Desde que llegó a la Presidencia, el mandatario ha intentado dar un sentido épico a su gestión. No pocos de sus errores han respondido a la ansiedad por validarse en el cargo y protagonizar un cambio de rumbo de la nación. Ha sido notorio su afán por probar que él y sus cercanos van a enderezar lo que, a su juicio, estaba torcido desde hace 30 años, e incluso a limpiar los pecados de la historia de Chile.
El mesianismo ha sido el rasgo distintivo de la generación que llegó al poder sin estar preparada para ello. Es posible incluso que, al instalarse en el cargo, Boric se haya visto a sí mismo como un redentor que debía cumplir un mandato de trascendencia histórica. Su irreflexiva adhesión a la Constitución refundacional hace pensar que concebía dicho texto como el instrumento óptimo para materializar tal mandato.
Puede entenderse que el mandatario quiera sentirse parte de la batalla por los DD.HH. en los años duros, en la que no pudo participar por razones cronológicas. Tenía solo 5 años cuando, en 1991, el abogado Raúl Rettig le entregó al Presidente Aylwin el informe de la acuciosa investigación realizada respecto de las víctimas de la represión. Pero, cualquier actitud equívoca de su parte, que busque desvalorizar lo hecho por el país en este ámbito o reproducir los antagonismos del pasado, solo causará perjuicios.

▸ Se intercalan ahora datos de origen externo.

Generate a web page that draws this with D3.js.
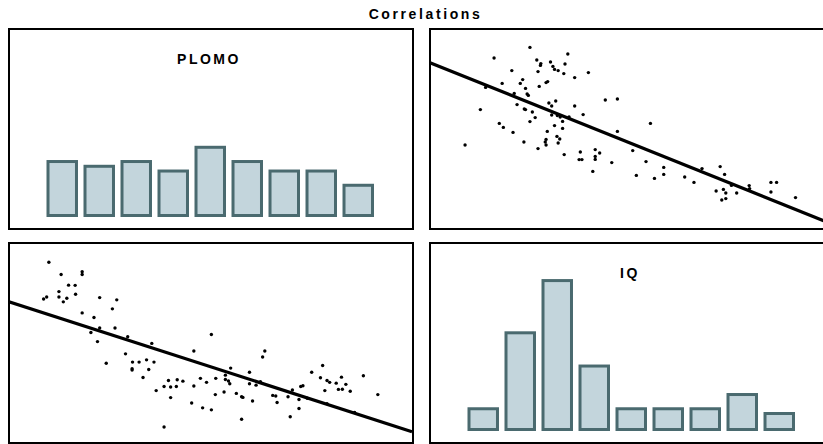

La conmemoración de los 50 años no puede ser usada para revivir las viejas divisiones y fomentar un clima de odiosidad que dañe más nuestra convivencia, lo que podría estimular nuevos actos de violencia. Lo esencial es reafirmar la adhesión a la cultura de los Derechos Humanos y renovar la lealtad con los valores de la democracia para que Chile no vuelva a vivir una tragedia como la 1973.